The state had its second-best month ever in January, with real money online casino gaming revenue of $1,121,345.
The January figure was also a 3.1% increase from December’s $1,087,671, according to figures posted by the Delaware Lottery. Only in May 2020 ($1,134,900) did the state coffers benefit more from the online casino gaming available.
This boost came despite the handle dropping in January. The handle in December was $35,529,003, a state record, but fell 17.8% to $29,215,981 for the first month of the new year.
The First State is one of six jurisdictions to offer online gaming, along with neighboring New Jersey and Pennsylvania, plus Michigan, Connecticut and West Virginia. All of those states offer online poker along with Nevada.
Three brick-and-mortar gaming facilities in Delaware also offer iGaming.
Delaware Park in Wilmington led the state in iGaming handle for January at $11.66 million, and in revenue at $515,381. The facility’s horse track has been operating since 1937.
Bally’s Dover Casino Resort, which was recently rebranded after decades being known as Dover Downs, came next with $10.88 million in handle and $370,918 in revenue.
At Harrington Raceway & Casino in Harrington, the handle for January was nearly $6.68 million and the revenue came to $235,046.
After the state lost money in December on sports wagering, things came back to normal in January.
January’s total sports betting revenue was $1,914,283. That figure derives from $765,092 at the state’s three physical sportsbook locations (the brick-and-mortar casinos) and $1,149,191 from more than 100 sports lottery retailers around the state.
Those lottery retailers only offer NFL parlay cards during the season. Football is the most popular sports betting option in the country so pretty much every state sees a decline after the season (save for a bump during basketball’s March Madness) but Delaware’s sports betting handle drops even more precipitously after the NFL ends than it does in other states.
Note: There is no mobile sports betting in Delaware.
In December, Delaware lost $969,520 ($296,809 from sportsbooks, minus-$1,266,329 from sports lottery retailers) in sports betting revenue.
January’s total sports betting handle was almost identical in a month-over-month comparison. It was $12,637,103 ($8,390,110 from sportsbooks, $4,246,993 from sports lottery retailers), a drop of just 0.01% from December’s $12,638,955 ($7,537,902 from sportsbooks, $5,101,053 from sports lottery retailers).
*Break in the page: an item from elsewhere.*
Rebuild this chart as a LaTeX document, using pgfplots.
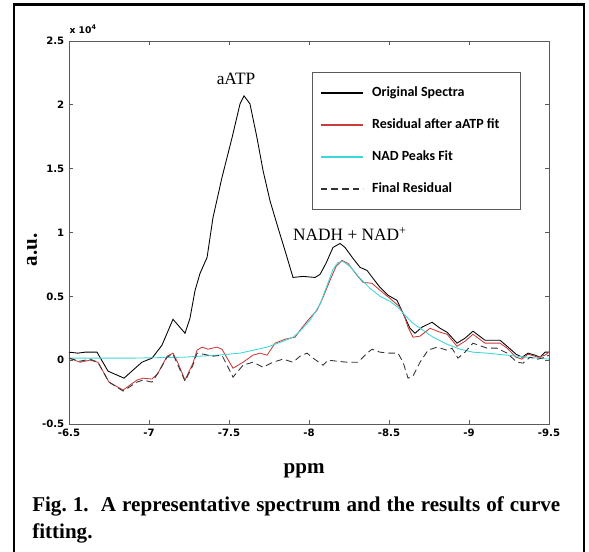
\documentclass[border=0pt]{standalone}
\usepackage{fontspec}
\setmainfont{Liberation Serif}
\newfontfamily\tickfont{DejaVu Sans}
\newfontfamily\legfont{Carlito}
\usepackage{pgfplots}
\pgfplotsset{compat=1.18}
\definecolor{resred}{RGB}{200,60,60}
\definecolor{fitcyan}{RGB}{60,215,215}
\definecolor{axgray}{RGB}{90,90,90}

\pgfplotstableread{
x y
-6.5 0.0625
-6.556 0.055
-6.6 0.0625
-6.675 0.0625
-6.744 -0.086
-6.844 -0.141
-6.9 -0.078
-6.956 -0.016
-7.019 0.016
-7.081 0.117
-7.15 0.32
-7.225 0.211
-7.256 0.328
-7.288 0.547
-7.319 0.68
-7.363 0.805
-7.4 1.117
-7.456 1.43
-7.519 1.742
-7.569 2.008
-7.594 2.07
-7.631 2.008
-7.675 1.742
-7.713 1.484
-7.756 1.25
-7.806 1.039
-7.85 0.859
-7.9 0.648
-7.963 0.656
-8.038 0.648
-8.069 0.672
-8.106 0.758
-8.15 0.883
-8.194 0.914
-8.225 0.883
-8.275 0.797
-8.319 0.727
-8.363 0.703
-8.4 0.641
-8.444 0.57
-8.494 0.508
-8.55 0.469
-8.588 0.367
-8.631 0.25
-8.663 0.211
-8.706 0.258
-8.769 0.297
-8.819 0.25
-8.863 0.219
-8.925 0.133
-8.975 0.172
-9.025 0.227
-9.1 0.156
-9.194 0.156
-9.238 0.109
-9.294 0.047
-9.331 0.023
-9.369 0.055
-9.413 0.039
-9.444 0.023
-9.475 0.0625
-9.5 0.0625
}\original

\pgfplotstableread{
x y
-6.5 0.016
-6.569 -0.016
-6.631 0.0
-6.681 -0.016
-6.75 -0.172
-6.838 -0.234
-6.925 -0.156
-6.963 -0.141
-7.019 -0.148
-7.056 -0.102
-7.113 0.031
-7.15 0.055
-7.181 -0.023
-7.225 -0.156
-7.275 -0.023
-7.3 0.078
-7.331 0.102
-7.369 0.086
-7.425 0.102
-7.456 0.086
-7.525 -0.063
-7.588 -0.016
-7.65 0.039
-7.694 0.055
-7.738 0.039
-7.788 0.133
-7.85 0.164
-7.913 0.18
-7.944 0.234
-7.994 0.313
-8.05 0.391
-8.088 0.492
-8.131 0.625
-8.169 0.734
-8.206 0.781
-8.244 0.758
-8.3 0.664
-8.338 0.609
-8.394 0.602
-8.444 0.547
-8.506 0.484
-8.563 0.422
-8.594 0.352
-8.619 0.258
-8.65 0.18
-8.694 0.188
-8.756 0.25
-8.819 0.219
-8.863 0.203
-8.925 0.109
-8.975 0.148
-9.025 0.203
-9.1 0.133
-9.194 0.133
-9.238 0.094
-9.294 0.023
-9.331 0.008
-9.369 0.047
-9.431 0.023
-9.475 0.039
-9.5 0.0625
}\residual

\pgfplotstableread{
x y
-6.5 0.016
-6.9 0.016
-7.213 0.023
-7.425 0.039
-7.569 0.055
-7.738 0.102
-7.838 0.148
-7.9 0.18
-7.944 0.227
-8.006 0.313
-8.069 0.4375
-8.113 0.586
-8.15 0.711
-8.181 0.766
-8.213 0.773
-8.256 0.734
-8.319 0.641
-8.381 0.5625
-8.444 0.5
-8.506 0.461
-8.556 0.414
-8.6 0.352
-8.65 0.289
-8.713 0.234
-8.775 0.18
-8.863 0.125
-8.944 0.086
-9.025 0.0625
-9.113 0.055
-9.238 0.039
-9.363 0.023
-9.5 0.008
}\nadfit

\pgfplotstableread{
x y
-6.5 0.016
-6.569 -0.008
-6.631 0.008
-6.681 -0.016
-6.75 -0.172
-6.838 -0.242
-6.925 -0.172
-6.963 -0.156
-7.019 -0.172
-7.056 -0.102
-7.113 0.023
-7.15 0.047
-7.181 -0.039
-7.225 -0.164
-7.275 -0.039
-7.3 0.055
-7.338 0.047
-7.4 0.031
-7.456 0.039
-7.525 -0.133
-7.588 -0.039
-7.65 -0.016
-7.713 -0.055
-7.775 -0.016
-7.838 0.008
-7.9 -0.016
-7.944 0.031
-7.988 0.055
-8.025 0.016
-8.088 -0.039
-8.119 0.0
-8.175 -0.008
-8.238 -0.016
-8.306 -0.016
-8.363 0.055
-8.394 0.086
-8.444 0.0625
-8.506 0.055
-8.556 0.055
-8.588 -0.016
-8.619 -0.141
-8.65 -0.125
-8.694 -0.016
-8.744 0.078
-8.8 0.102
-8.863 0.078
-8.894 0.094
-8.931 0.016
-8.975 0.0625
-9.025 0.133
-9.113 0.094
-9.175 0.094
-9.238 0.055
-9.3 -0.016
-9.338 -0.023
-9.381 0.023
-9.431 0.008
-9.475 0.023
-9.5 0.039
}\finalres

\begin{document}
\begin{tikzpicture}
\useasboundingbox (0pt,0pt) rectangle (441.75pt,414pt);
\draw[line width=1.9pt] (10.5pt,0pt) -- (10.5pt,410.6pt) -- (438pt,410.6pt) -- (438pt,0pt);
\begin{axis}[
  at={(51.75pt,96pt)}, anchor=south west,
  scale only axis, width=360pt, height=287.25pt,
  x dir=reverse, xmin=-9.5, xmax=-6.5, ymin=-0.5, ymax=2.5,
  xtick={-6.5,-7,-7.5,-8,-8.5,-9,-9.5},
  xticklabels={-6.5,-7,-7.5,-8,-8.5,-9,-9.5},
  ytick={-0.5,0,0.5,1,1.5,2,2.5},
  yticklabels={-0.5,0,0.5,1,1.5,2,2.5},
  tick align=inside, major tick length=3pt,
  axis line style={axgray, line width=0.6pt},
  tick style={axgray, line width=0.6pt},
  ticklabel style={font=\tickfont\bfseries\fontsize{7.6}{9}\selectfont},
  xlabel={ppm}, ylabel={a.u.},
  xlabel style={at={(axis description cs:0.49,-0.128)}, anchor=base, font=\bfseries\fontsize{15.8}{19}\selectfont},
  ylabel style={at={(axis description cs:-0.077,0.454)}, anchor=center, font=\bfseries\fontsize{15.8}{19}\selectfont},
  legend style={at={(axis description cs:0.506,0.919)}, anchor=north west,
    draw=axgray, line width=0.5pt, fill=white,
    inner xsep=6pt, inner ysep=10.5pt, row sep=14pt, column sep=6pt,
    font=\legfont\bfseries\fontsize{10.5}{12}\selectfont,
    nodes={inner sep=0pt, text height=7.5pt, text depth=2.5pt}},
  legend cell align=left,
  legend image code/.code={\draw[#1, line width=0.9pt] (0pt,0pt) -- (32pt,0pt);},
]
\addplot[draw=black, line width=0.65pt] table[x=x,y=y] {\original};
\addlegendentry{\makebox[105pt][l]{Original Spectra}}
\addplot[draw=resred, line width=0.65pt] table[x=x,y=y] {\residual};
\addlegendentry{\makebox[105pt][l]{Residual after aATP fit}}
\addplot[draw=fitcyan, line width=0.65pt] table[x=x,y=y] {\nadfit};
\addlegendentry{\makebox[105pt][l]{NAD Peaks Fit}}
\addplot[draw=black!80, line width=0.65pt, dash pattern=on 5pt off 3pt] table[x=x,y=y] {\finalres};
\addlegendentry{\makebox[105pt][l]{Final Residual}}
\node[font=\fontsize{13}{15}\selectfont] at (axis cs:-7.544,2.203) {aATP};
\node[font=\fontsize{13}{15}\selectfont] at (axis cs:-8.256,0.99) {NADH + NAD\textsuperscript{+}};
\end{axis}
\node[anchor=base west, inner sep=0pt, font=\tickfont\bfseries\fontsize{6.9}{8}\selectfont] at (52pt,388.5pt) {x 10\textsuperscript{4}};
\node[anchor=north west, inner sep=0pt, text width=396pt, align=justify, font=\bfseries\fontsize{15.8}{20.25}\selectfont] at (24pt,42pt) {Fig.~1.\ \ A representative spectrum and the results of curve\linebreak fitting.};
\end{tikzpicture}
\end{document}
Delaware became the first state outside of Nevada to accept a legal sports bet in June 2018, shortly after the U.S. Supreme Court struck down the Professional and Amateur Sports Protection Act (PASPA). Delaware even barely beat New Jersey to the distinction, though New Jersey brought legal action that led to PASPA’s overturn and the eventual state-by-state proliferation of legal, regulated sports betting.
In late 2018 Delaware recorded four consecutive months with sports betting handle of more than $20 million. But then neighboring Pennsylvania launched in November 2018 and, with its online sports betting product, kept Keystone State natives (especially in nearby Philadelphia) betting from home rather than having to go to Delaware to place bets.
Since then, Delaware, which still lacks online sports betting, has passed $20 million in handle just twice. The fact that its record sports betting handle of $24.2 million has stood since November 2018, when states all over the country have been breaking records left and right since then, demonstrates the limitations that Delaware imposes on itself by not having a true mobile wagering option.
The news won’t get any better next NFL season. By then, Delaware’s other neighbor, Maryland, could have online sports betting launched. At worst, Maryland will begin taking mobile bets partway through the 2022 NFL season and already is taking sports wagers at some of its brick-and-mortar casinos.
It’s not reasonable to expect Delaware – with a population of about a million, no major pro sports teams and just two Division I universities – to ever compete with its larger neighbors for total sports wagering handle or revenue. But the fact that its iGaming product is doing so well should be a clear indication that, as long as it does not offer mobile sports wagering, Delaware will never maximize that revenue stream the way that other states have.